September 25, 2020
Fact-Checking Medicare’s Assumptions About Home Health
On January 1, 2020, the Centers for Medicare & Medicaid Services (CMS) began implementing the Patient Driven Groupings Model (PDGM), which included a 4.36% rate reduction to the Medicare home health benefit purely based on three behavioral assumptions.
Yet, according to a new analysis, CMS’s assumptions have been significantly incorrect in two of the three areas of assumed changes.
The two areas where CMS’s assumptions were largely not in line with actual provider behaviors in 2020 were Clinical Group Coding and the volume of Low-Utilization Payment Adjustment (LUPAs) care episodes:
- Clinical Group Coding: HHAs did not change their documentation and coding practices to put the highest paying diagnosis code as the principal diagnosis code in order to generate higher-paying clinical group, as CMS predicted.

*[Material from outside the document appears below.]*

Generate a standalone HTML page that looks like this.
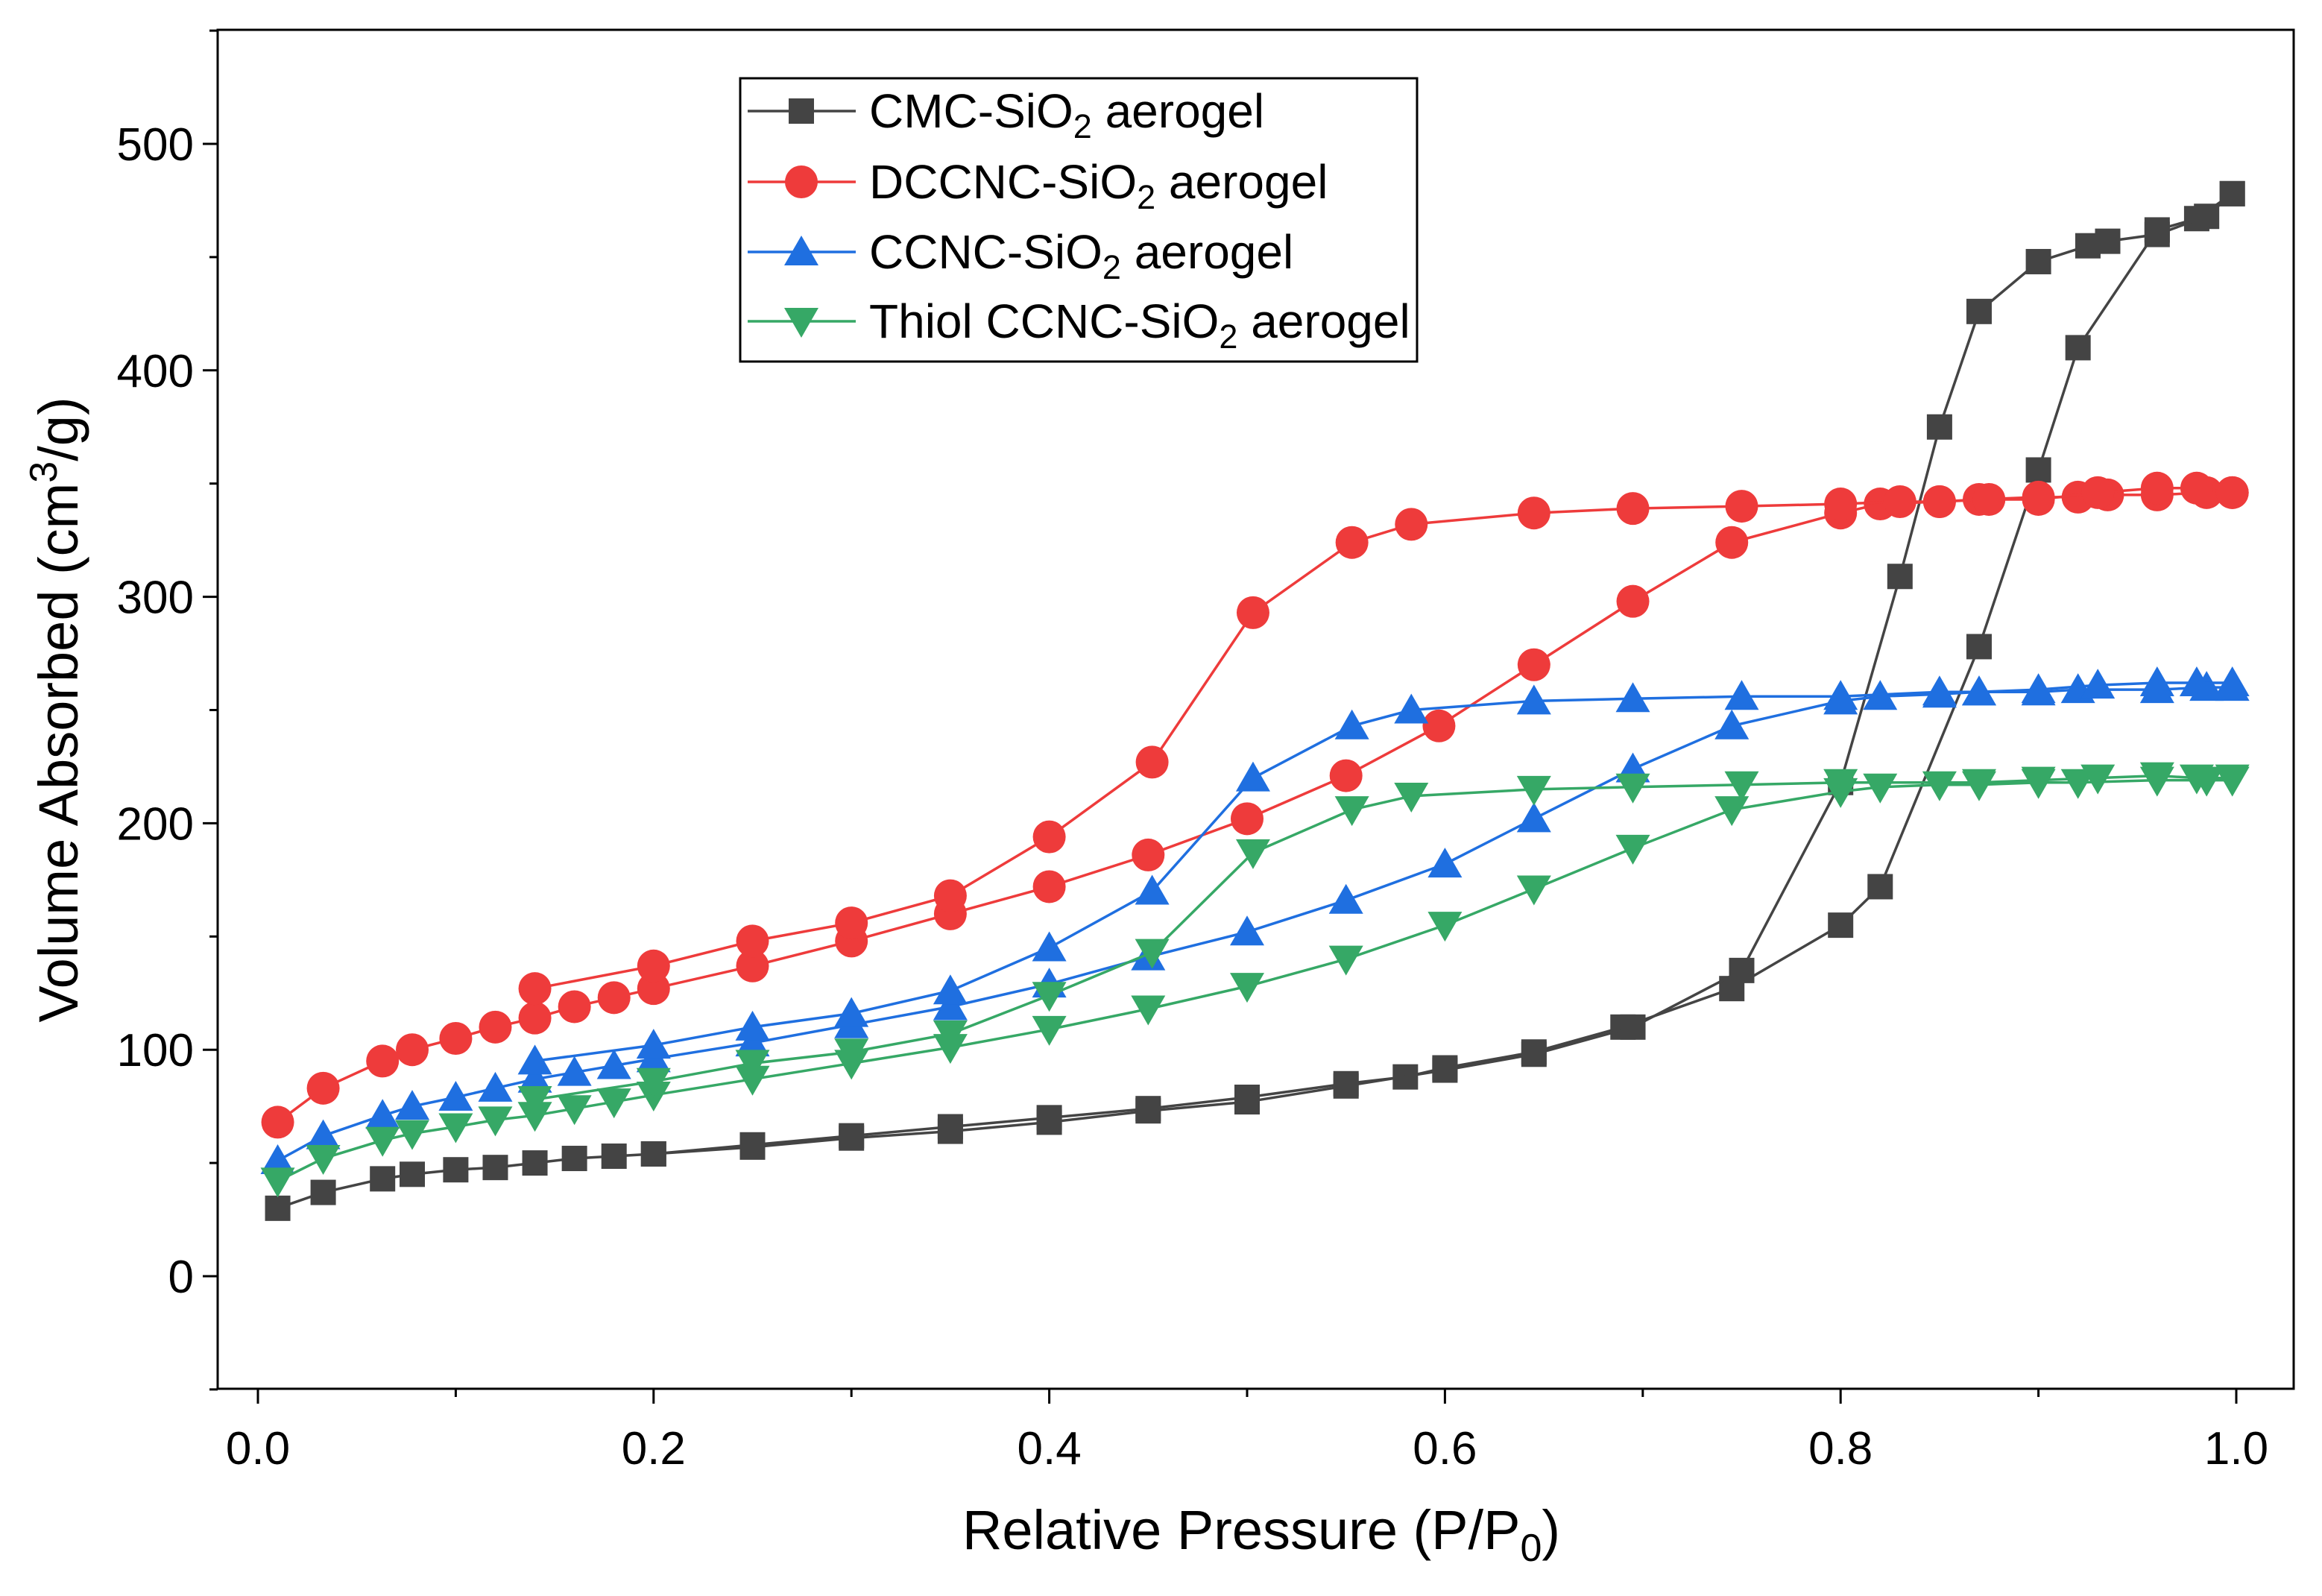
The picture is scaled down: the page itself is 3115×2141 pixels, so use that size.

- LUPAs: HHAs did not add extra visit(s) solely in order to receive a full 30-day episode payment and reduce LUPA payments, as CMS predicted. In fact, LUPAs actually increased significantly (due to COVID-19 and other effects) upon implementation of PDGM for several months before moderating to levels still higher than projected. This assumption represented the second most significant reduction to HH payments. Given the uncertainty of the impact of COVID-19, even in 2021, LUPA volume will certainly continue to be higher than CMS projected.
Because of these false assumptions and other dynamics related to COVID-19, Medicare home health spending has been significantly reduced, below expected spending for this important program. Without taking action to mitigate this, Medicare spending for the home health program could continue to fall, and negative consequences could occur for providers, patients and families. Keeping the Medicare home health program stable and secure remains an important priority, especially during the unprecedented COVID-19 public health emergency, which has already put an enormous amount of financial and operational stress on the home health provider sector.
CMS should take the lessons learned through the first part of 2020 as information confirming that billing behaviors did not change as predicted, therefore cuts associated with PDGM should be eliminated . We urge CMS to discard any previous assumptions and projections of providers’ behavioral response to PDGM and eliminate the 4.36% behavioral adjustment cut for home health payment rates for the remainder of CY2020 and in the proposed CY 2021 rates.